Lightweight, Dynamic Graph Convolutional Networks for AMR-to-Text Generation
This work addresses the problem of model efficiency and performance in AMR-to-text generation for natural language processing applications, representing an incremental improvement over existing methods.
The paper tackles the challenge of efficiently learning graph representations for AMR-to-text generation by introducing Lightweight Dynamic Graph Convolutional Networks (LDGCNs) that capture non-local interactions, resulting in outperforming state-of-the-art models on two benchmark datasets with significantly fewer parameters.
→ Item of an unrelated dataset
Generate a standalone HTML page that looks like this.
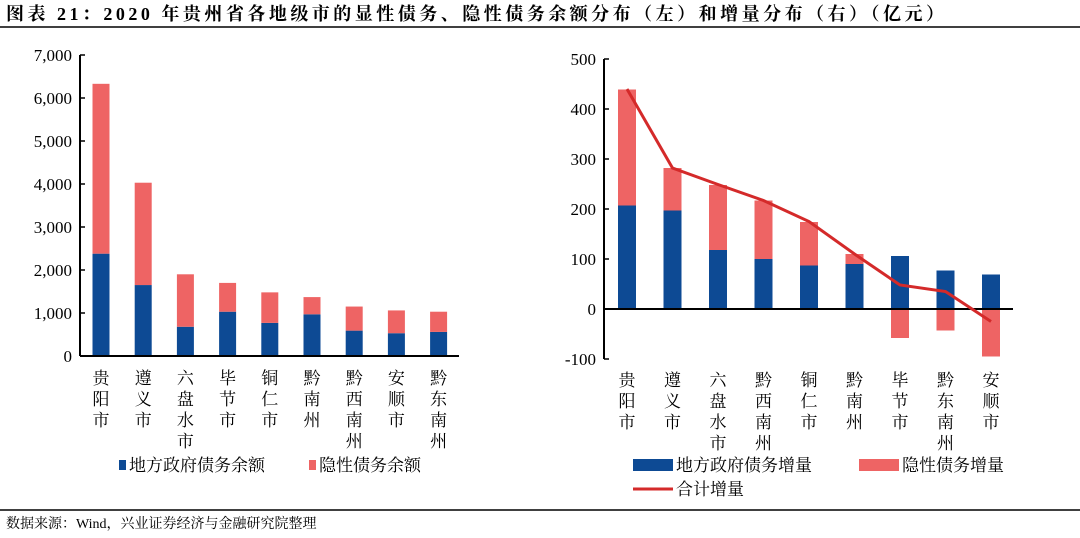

AMR-to-text generation is used to transduce Abstract Meaning Representation structures (AMR) into text. A key challenge in this task is to efficiently learn effective graph representations. Previously, Graph Convolution Networks (GCNs) were used to encode input AMRs, however, vanilla GCNs are not able to capture non-local information and additionally, they follow a local (first-order) information aggregation scheme. To account for these issues, larger and deeper GCN models are required to capture more complex interactions. In this paper, we introduce a dynamic fusion mechanism, proposing Lightweight Dynamic Graph Convolutional Networks (LDGCNs) that capture richer non-local interactions by synthesizing higher order information from the input graphs. We further develop two novel parameter saving strategies based on the group graph convolutions and weight tied convolutions to reduce memory usage and model complexity. With the help of these strategies, we are able to train a model with fewer parameters while maintaining the model capacity. Experiments demonstrate that LDGCNs outperform state-of-the-art models on two benchmark datasets for AMR-to-text generation with significantly fewer parameters.